Find each line with the string "React" and copy it.

§ **Raw data**
···
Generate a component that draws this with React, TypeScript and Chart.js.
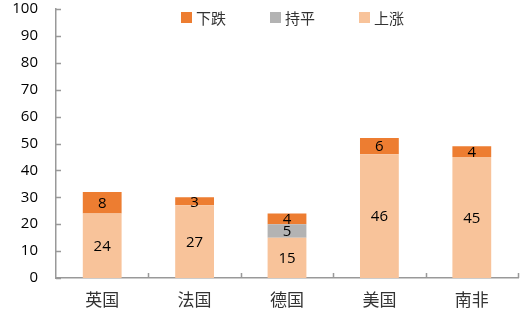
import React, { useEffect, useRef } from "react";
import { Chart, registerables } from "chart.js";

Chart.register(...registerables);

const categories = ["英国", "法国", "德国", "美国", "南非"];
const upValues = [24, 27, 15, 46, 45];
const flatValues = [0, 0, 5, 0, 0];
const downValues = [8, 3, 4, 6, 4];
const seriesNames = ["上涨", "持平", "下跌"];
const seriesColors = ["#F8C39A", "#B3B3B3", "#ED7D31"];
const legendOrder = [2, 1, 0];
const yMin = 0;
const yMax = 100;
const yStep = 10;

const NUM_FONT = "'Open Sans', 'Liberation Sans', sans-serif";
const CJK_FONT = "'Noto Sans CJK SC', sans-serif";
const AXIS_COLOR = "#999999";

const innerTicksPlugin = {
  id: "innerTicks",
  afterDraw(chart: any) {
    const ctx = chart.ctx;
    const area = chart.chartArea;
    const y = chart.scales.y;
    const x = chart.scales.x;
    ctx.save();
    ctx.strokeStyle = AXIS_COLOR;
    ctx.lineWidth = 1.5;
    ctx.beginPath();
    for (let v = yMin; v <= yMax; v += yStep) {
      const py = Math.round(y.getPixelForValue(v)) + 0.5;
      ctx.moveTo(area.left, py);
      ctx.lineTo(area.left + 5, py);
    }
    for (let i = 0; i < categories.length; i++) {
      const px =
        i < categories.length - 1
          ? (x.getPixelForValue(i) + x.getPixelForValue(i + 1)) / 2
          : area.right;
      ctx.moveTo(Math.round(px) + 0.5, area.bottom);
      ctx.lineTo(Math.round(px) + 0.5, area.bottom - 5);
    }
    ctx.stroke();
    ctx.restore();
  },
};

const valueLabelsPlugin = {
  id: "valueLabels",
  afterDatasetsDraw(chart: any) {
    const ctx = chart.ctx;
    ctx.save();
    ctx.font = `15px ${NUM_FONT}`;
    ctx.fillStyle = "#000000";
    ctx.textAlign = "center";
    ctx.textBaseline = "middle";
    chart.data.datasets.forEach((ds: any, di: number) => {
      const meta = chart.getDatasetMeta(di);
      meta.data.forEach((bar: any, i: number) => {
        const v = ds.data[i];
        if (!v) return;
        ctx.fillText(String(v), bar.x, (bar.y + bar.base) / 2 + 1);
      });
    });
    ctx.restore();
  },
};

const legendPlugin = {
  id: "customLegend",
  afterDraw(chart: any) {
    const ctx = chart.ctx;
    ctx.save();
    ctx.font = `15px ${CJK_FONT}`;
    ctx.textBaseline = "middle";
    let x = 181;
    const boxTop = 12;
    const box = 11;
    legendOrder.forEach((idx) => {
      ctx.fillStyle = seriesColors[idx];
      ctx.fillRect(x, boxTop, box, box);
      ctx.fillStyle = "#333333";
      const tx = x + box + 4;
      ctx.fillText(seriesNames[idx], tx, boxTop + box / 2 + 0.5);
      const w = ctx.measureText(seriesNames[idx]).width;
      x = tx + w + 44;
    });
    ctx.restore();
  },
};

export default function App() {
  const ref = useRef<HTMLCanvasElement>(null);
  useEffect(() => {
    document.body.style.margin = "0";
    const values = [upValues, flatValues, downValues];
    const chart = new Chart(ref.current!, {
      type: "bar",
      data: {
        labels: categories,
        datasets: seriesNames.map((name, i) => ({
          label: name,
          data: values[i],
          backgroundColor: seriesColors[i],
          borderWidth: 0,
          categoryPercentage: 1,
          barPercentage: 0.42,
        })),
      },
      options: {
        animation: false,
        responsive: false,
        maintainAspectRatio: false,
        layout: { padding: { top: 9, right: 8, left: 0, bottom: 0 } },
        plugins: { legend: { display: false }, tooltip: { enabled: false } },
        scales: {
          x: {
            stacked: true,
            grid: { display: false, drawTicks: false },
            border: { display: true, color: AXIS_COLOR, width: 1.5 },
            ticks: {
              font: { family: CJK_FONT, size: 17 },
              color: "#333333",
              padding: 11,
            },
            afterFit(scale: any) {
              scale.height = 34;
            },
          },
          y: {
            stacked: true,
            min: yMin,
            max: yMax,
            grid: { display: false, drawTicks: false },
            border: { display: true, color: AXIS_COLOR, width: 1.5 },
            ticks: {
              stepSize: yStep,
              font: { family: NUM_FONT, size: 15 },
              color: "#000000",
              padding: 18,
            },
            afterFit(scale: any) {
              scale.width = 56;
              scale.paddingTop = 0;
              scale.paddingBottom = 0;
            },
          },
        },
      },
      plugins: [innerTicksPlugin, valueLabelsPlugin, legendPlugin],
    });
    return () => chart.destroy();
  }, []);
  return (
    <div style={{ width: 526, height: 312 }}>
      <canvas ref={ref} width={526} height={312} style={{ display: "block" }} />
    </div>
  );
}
···
§ **Task solution**
Generate a component that draws this with React, TypeScript and Chart.js.
import React, { useEffect, useRef } from "react";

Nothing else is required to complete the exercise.